Emma is a popular girl, everyone wants to be her friend, she knows she’s hot and boys want to date her. But after a night out she doesn’t remember, she finds pictures of herself all over Facebook on a page called ‘Easy Emma’. In the pictures she is being abused and raped by four different guys.
Instead of being supported and defended by her friends and family, her dad is so disgraced he can’t look at her. Her mother is terrified of the way it will damage her ‘perfect family’ image. Emma’s friends refuse to talk to her, they blame her and call her a slut, despite the fact she is clearly unconscious in the photos.
In fact, victim blaming is so normalised that Emma actually tries to contact her rapists to apologise.

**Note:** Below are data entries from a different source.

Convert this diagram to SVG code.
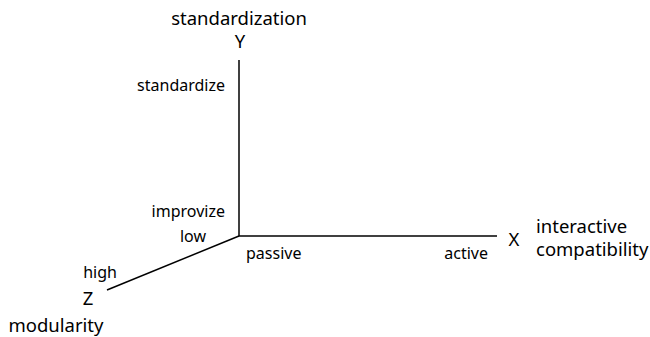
<svg xmlns="http://www.w3.org/2000/svg" width="650" height="337" viewBox="0 0 650 337">
  <style>
    text { font-family: "Noto Sans", "Open Sans", sans-serif; fill: #000; }
    .axis-label { font-size: 18.5px; }
    .tick { font-size: 16px; }
    .axis { stroke: #000; stroke-width: 1.5; fill: none; }
  </style>
  <rect width="650" height="337" fill="#fff"/>
  <g id="connectors">
    <line class="axis" x1="239" y1="60" x2="239" y2="236"/>
    <line class="axis" x1="239" y1="236" x2="497" y2="236"/>
    <line class="axis" x1="239" y1="236" x2="107" y2="290"/>
  </g>
  <g id="axis-y">
    <text class="axis-label" x="239" y="25" text-anchor="middle">standardization</text>
    <text class="axis-label" x="240" y="48" text-anchor="middle">Y</text>
    <text class="tick" x="225" y="91" text-anchor="end">standardize</text>
    <text class="tick" x="225" y="217" text-anchor="end">improvize</text>
  </g>
  <g id="axis-x">
    <text class="tick" x="246" y="259">passive</text>
    <text class="tick" x="488" y="259" text-anchor="end">active</text>
    <text class="axis-label" x="514" y="246" text-anchor="middle">X</text>
    <text class="axis-label" x="536" y="233">interactive</text>
    <text class="axis-label" x="536" y="256">compatibility</text>
  </g>
  <g id="axis-z">
    <text class="tick" x="193" y="242" text-anchor="middle">low</text>
    <text class="tick" x="100" y="278" text-anchor="middle">high</text>
    <text class="axis-label" x="88" y="305" text-anchor="middle">Z</text>
    <text class="axis-label" x="56" y="332" text-anchor="middle">modularity</text>
  </g>
</svg>
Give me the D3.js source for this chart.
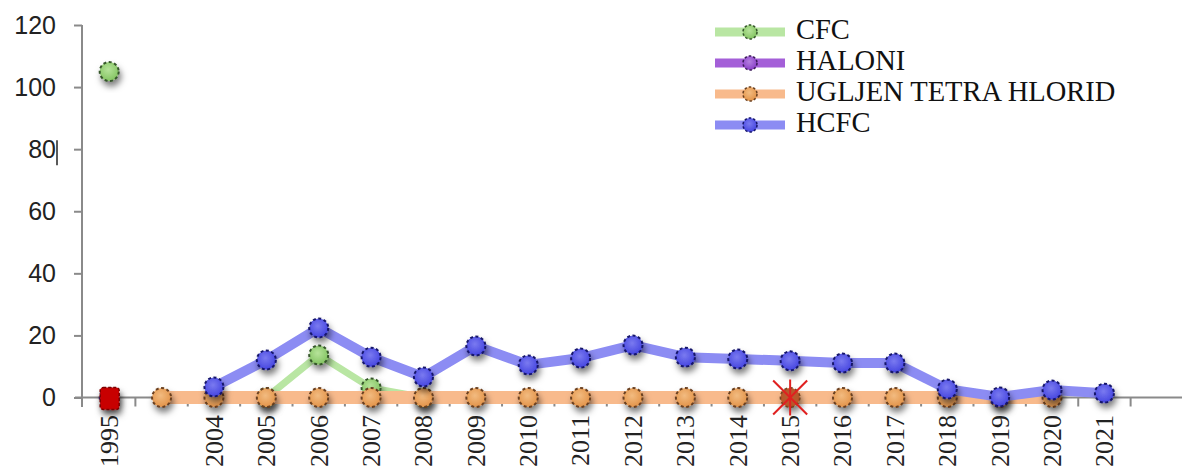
<!DOCTYPE html>
<html><head><meta charset="utf-8">
<script src="https://cdn.jsdelivr.net/npm/d3@7/dist/d3.min.js"></script>
<style>html,body{margin:0;padding:0;background:#fff;overflow:hidden}</style>
</head><body><svg id="c" width="1182" height="475"></svg>
<script>
// ---- data ----
const categories = ["1995","","2004","2005","2006","2007","2008","2009","2010","2011","2012","2013","2014","2015","2016","2017","2018","2019","2020","2021",""];
const cfc    = [105,null,null,0,13.7,3.1,0,null,null,null,null,null,null,null,null,null,null,null,null,null,null];
const haloni = [0,null,null,null,null,null,null,null,null,null,null,null,null,null,null,null,null,null,null,null,null];
const ugljen = [null,0,0,0,0,0,0,0,0,0,0,0,0,0,0,0,0,0,0,null,null];
const hcfc   = [null,null,3.4,12.1,22.4,13,6.6,16.6,10.5,12.7,16.9,13,12.4,11.8,11.1,11.1,2.7,0.2,2.4,1.4,null];
const yTicks = [0,20,40,60,80,100,120];
const seriesNames = ["CFC","HALONI","UGLJEN TETRA HLORID","HCFC"];
const flagged = [{index:0, value:0, shape:"square"},{index:13, value:0, shape:"asterisk"}];

// ---- styles ----
const styles = [
  {line:"#b9e6a3", fill:"#84c462", hi:"#b6e39a", stroke:"#35562a", w:7},
  {line:"#a45fd8", fill:"#8a40c8", hi:"#b580e0", stroke:"#3c1a5a", w:8},
  {line:"#f8ba8c", fill:"#e3944a", hi:"#f2bb80", stroke:"#6a4020", w:13},
  {line:"#8c8cf3", fill:"#4646e0", hi:"#7a7af0", stroke:"#15156a", w:10}
];
const seriesData = [cfc, haloni, ugljen, hcfc];

const svg = d3.select("#c");
const defs = svg.append("defs");
const f = defs.append("filter").attr("id","sh").attr("x","-60%").attr("y","-60%").attr("width","220%").attr("height","220%");
f.append("feDropShadow").attr("dx",2).attr("dy",5).attr("stdDeviation",3).attr("flood-color","#000").attr("flood-opacity",0.5);
styles.forEach((s,i)=>{
  const g = defs.append("radialGradient").attr("id","g"+i).attr("cx","45%").attr("cy","40%").attr("r","60%");
  g.append("stop").attr("offset","0%").attr("stop-color",s.hi);
  g.append("stop").attr("offset","100%").attr("stop-color",s.fill);
});

const x = d3.scaleBand().domain(d3.range(categories.length)).range([83,1183]).paddingInner(0).paddingOuter(0);
const y = d3.scaleLinear().domain([0,120]).range([397.5,25]);
const cx = i => x(i) + x.bandwidth()/2;

// axes
const yAxis = d3.axisLeft(y).tickValues(yTicks).tickSize(8).tickPadding(18);
const gy = svg.append("g").attr("transform","translate(82,0)").call(yAxis);
gy.select(".domain").attr("stroke","#8a8a8a").attr("stroke-width",2).attr("d","M0,25V407");
gy.selectAll(".tick line").attr("stroke","#8a8a8a").attr("stroke-width",2);
gy.selectAll(".tick text").attr("font-family","Liberation Sans, Arial, sans-serif").attr("font-size",25).attr("fill","#222");
// cursor artifact after "80"
svg.append("line").attr("x1",57).attr("x2",57).attr("y1",y(80)-9).attr("y2",y(80)+16).attr("stroke","#222").attr("stroke-width",1.5);

const xAxis = d3.axisBottom(x).tickFormat(()=>"").tickSize(0);
const gx = svg.append("g").attr("transform","translate(0,"+y(0)+")").call(xAxis);
gx.select(".domain").attr("stroke","#8a8a8a").attr("stroke-width",2).attr("d","M75,0H1182");
// boundary ticks
gx.selectAll(".bt").data(d3.range(1,categories.length+1)).enter().append("line")
  .attr("x1",i=>x(i-1)+x.bandwidth()).attr("x2",i=>x(i-1)+x.bandwidth())
  .attr("y1",0).attr("y2",9).attr("stroke","#8a8a8a").attr("stroke-width",2);
// x labels
svg.append("g").selectAll("text").data(categories.map((c,i)=>({c,i}))).enter().append("text")
  .attr("transform",d=>"translate("+cx(d.i)+",415) rotate(-90)")
  .attr("text-anchor","end").attr("dy","0.34em")
  .attr("font-family","Liberation Serif, Times New Roman, serif").attr("font-size",26).attr("fill","#222")
  .text(d=>d.c);

// series
const line = d3.line().defined(d=>d.v!==null).x(d=>cx(d.i)).y(d=>y(d.v));
seriesData.forEach((arr,k)=>{
  const s = styles[k];
  const pts = arr.map((v,i)=>({v,i}));
  svg.append("path").datum(pts).attr("d",line).attr("fill","none")
    .attr("stroke",s.line).attr("stroke-width",s.w).attr("stroke-linejoin","round");
  svg.append("g").selectAll("circle").data(pts.filter(d=>d.v!==null)).enter().append("circle")
    .attr("cx",d=>cx(d.i)).attr("cy",d=>y(d.v)).attr("r",9.5)
    .attr("fill","url(#g"+k+")").attr("stroke",s.stroke).attr("stroke-width",2)
    .attr("stroke-dasharray","3,2.5").attr("filter","url(#sh)");
});

// flagged points
flagged.forEach(p=>{
  const px = cx(p.index), py = y(p.value);
  if(p.shape==="square"){
    svg.append("rect").attr("x",px-9).attr("y",py-10).attr("width",19).attr("height",22)
      .attr("rx",3).attr("fill","#c80000").attr("stroke","#7a0000").attr("stroke-width",1.5)
      .attr("stroke-dasharray","3,2").attr("filter","url(#sh)");
  } else {
    svg.append("circle").attr("cx",px).attr("cy",py).attr("r",9.5).attr("fill","#b04a22").attr("opacity",0.85);
    const g = svg.append("g").attr("stroke","#e02020").attr("stroke-width",2);
    [[-17,-17,17,17],[-17,17,17,-17],[0,-18,0,18]].forEach(a=>{
      g.append("line").attr("x1",px+a[0]).attr("y1",py+a[1]).attr("x2",px+a[2]).attr("y2",py+a[3]);
    });
  }
});

// legend
const lg = svg.append("g");
seriesNames.forEach((n,k)=>{
  const s = styles[k];
  const ly = 32 + k*31;
  lg.append("line").attr("x1",715).attr("x2",785).attr("y1",ly).attr("y2",ly)
    .attr("stroke",s.line).attr("stroke-width",9);
  lg.append("circle").attr("cx",750).attr("cy",ly).attr("r",7)
    .attr("fill","url(#g"+k+")").attr("stroke",s.stroke).attr("stroke-width",1.5).attr("stroke-dasharray","2.5,2");
  lg.append("text").attr("x",796).attr("y",ly+7)
    .attr("font-family","Liberation Serif, Times New Roman, serif").attr("font-size",28.5).attr("fill","#111")
    .text(n);
});
</script></body></html>
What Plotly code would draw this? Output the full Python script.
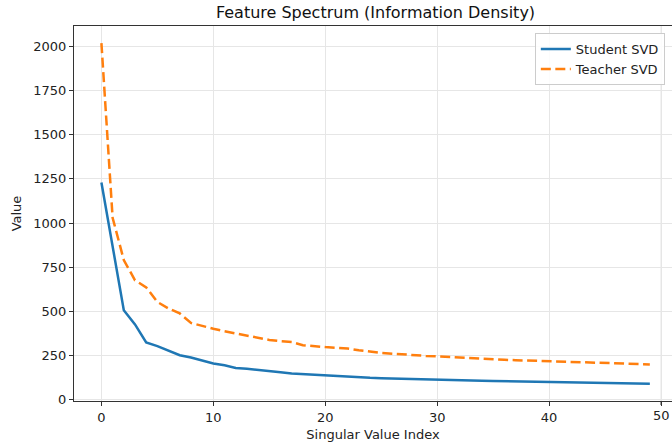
import plotly.graph_objects as go

index = list(range(50))
student_svd = [1230, 860, 505, 425, 322, 302, 278, 250, 237, 220,
               203, 193, 178, 173, 165, 161, 153, 147, 143, 139,
               134, 131, 128, 126, 122, 120, 118, 116, 115, 114,
               113, 109, 108, 106, 105, 104, 103, 102, 100, 99,
               98, 97, 96, 95, 94, 93, 92, 91, 90, 88]
teacher_svd = [2020, 1030, 790, 675, 635, 552, 515, 487, 433, 415,
               400, 386, 373, 362, 350, 337, 330, 325, 307, 300,
               296, 292, 288, 278, 269, 263, 259, 254, 249, 246,
               244, 240, 237, 232, 229, 227, 224, 222, 220, 217,
               214, 212, 210, 207, 205, 203, 202, 200, 199, 198]
x_ticks = [0, 10, 20, 30, 40, 50]
last_tick = x_ticks[-1]

FONT = "DejaVu Sans"
TXT = "#222"
fig = go.Figure()
fig.add_trace(go.Scatter(x=index, y=student_svd, mode="lines", name="Student SVD",
                         line=dict(color="#1f77b4", width=2.5)))
fig.add_trace(go.Scatter(x=index, y=teacher_svd, mode="lines", name="Teacher SVD",
                         line=dict(color="#ff7f0e", width=2.5, dash="10px,4.5px")))

fig.update_layout(
    width=672, height=446,
    margin=dict(l=74, r=0, t=26, b=45),
    paper_bgcolor="white", plot_bgcolor="white",
    font=dict(family=FONT, size=13, color=TXT),
    title=dict(text="Feature Spectrum (Information Density)", x=(375.5 - 74) / 598, xanchor="center",
               xref="paper", y=1 - 12 / 446, yanchor="middle",
               font=dict(family=FONT, size=16, color="#111")),
    legend=dict(x=0.988, xanchor="right", y=0.981, yanchor="top",
                bgcolor="rgba(255,255,255,0.85)", bordercolor="#cccccc", borderwidth=1,
                font=dict(family=FONT, size=13, color=TXT),
                tracegroupgap=0, itemwidth=30),
    showlegend=True,
)
fig.update_xaxes(range=[-2.45, 50.98], tickmode="array", tickvals=x_ticks,
                 ticktext=[str(v) if v != last_tick else "" for v in x_ticks],
                 showgrid=True, gridcolor="#e6e6e6", gridwidth=1,
                 zeroline=False, showline=True, linecolor="#333", linewidth=1, mirror=True,
                 ticks="outside", ticklen=4, tickcolor="#333",
                 title=dict(text="Singular Value Index", standoff=6,
                            font=dict(family=FONT, size=13, color=TXT)),
                 tickfont=dict(family=FONT, size=13, color=TXT))
fig.update_yaxes(range=[-9.65, 2117.5], dtick=250, tick0=0, tickformat="d",
                 showgrid=True, gridcolor="#e6e6e6", gridwidth=1,
                 zeroline=False, showline=True, linecolor="#333", linewidth=1,
                 ticks="outside", ticklen=4, tickcolor="#333",
                 title=dict(text="Value", standoff=8,
                            font=dict(family=FONT, size=13, color=TXT)),
                 tickfont=dict(family=FONT, size=13, color=TXT))

# last tick (near the cut right edge): gridline, tick mark and label drawn explicitly
fig.add_shape(type="line", xref="x", yref="paper", x0=last_tick, x1=last_tick, y0=0, y1=1,
              line=dict(color="#e6e6e6", width=1), layer="below")
fig.add_shape(type="line", xref="x", yref="paper", x0=last_tick, x1=last_tick, y0=0, y1=-4 / 375,
              line=dict(color="#333", width=1))
fig.add_annotation(x=last_tick, xref="x", y=0, yref="paper", yanchor="top", yshift=-5,
                   text=str(last_tick), showarrow=False,
                   font=dict(family=FONT, size=13, color=TXT))

fig.write_html("out.html", config={"displayModeBar": False})

with open("out.html", "r", encoding="utf-8") as f:
    html = f.read()
html = html.replace("<head>", "<head><style>html,body{margin:0;padding:0;overflow:hidden;}</style>", 1)
with open("out.html", "w", encoding="utf-8") as f:
    f.write(html)
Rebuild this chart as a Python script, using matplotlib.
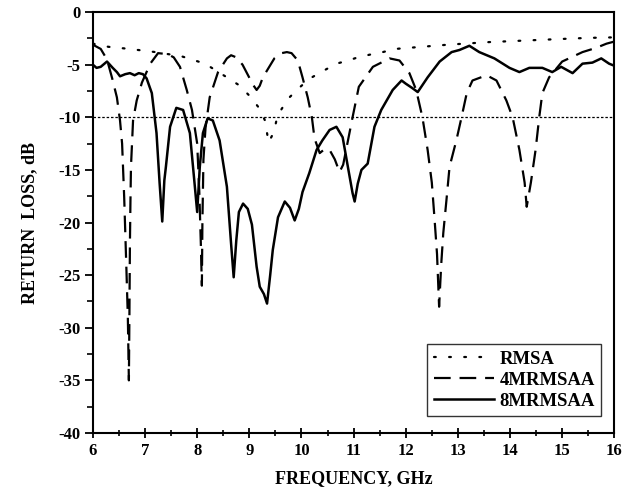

Because that’s what rape culture is. It’s the culture where any excuse is looked for to place the blame on the victim: the alcohol consumed, the way they’re dressed, the type of person they are.
It’s the culture that doubts the truth of a girl’s story in order to protect the perpetrators.
It’s the culture that mourns the impact of rape accusations on the male because “they had such a bright future ahead of them and she’s ruined it”, rather than the impact the actual rape has on the victim.
People are quicker to believe and assume a woman is lying when she says she has been raped.
All of a sudden, the fundamental justice of “innocent until proven guilty” applies to the perpetrator, but not to the woman. She is “guilty until proven innocent”. Guilty of “asking for it” or of false accusations, until evidence can prove her veracity.
Rape culture accepts men at their word when they say they didn’t do it. A woman’s word that she was raped is not accepted until proven.
I won’t spoil the ending of Asking For It, but it is heartbreaking in its inevitability.
Victim blaming and rape culture won’t stop existing until everyone acknowledges that they exist in the first place. This book will help people to see and understand that.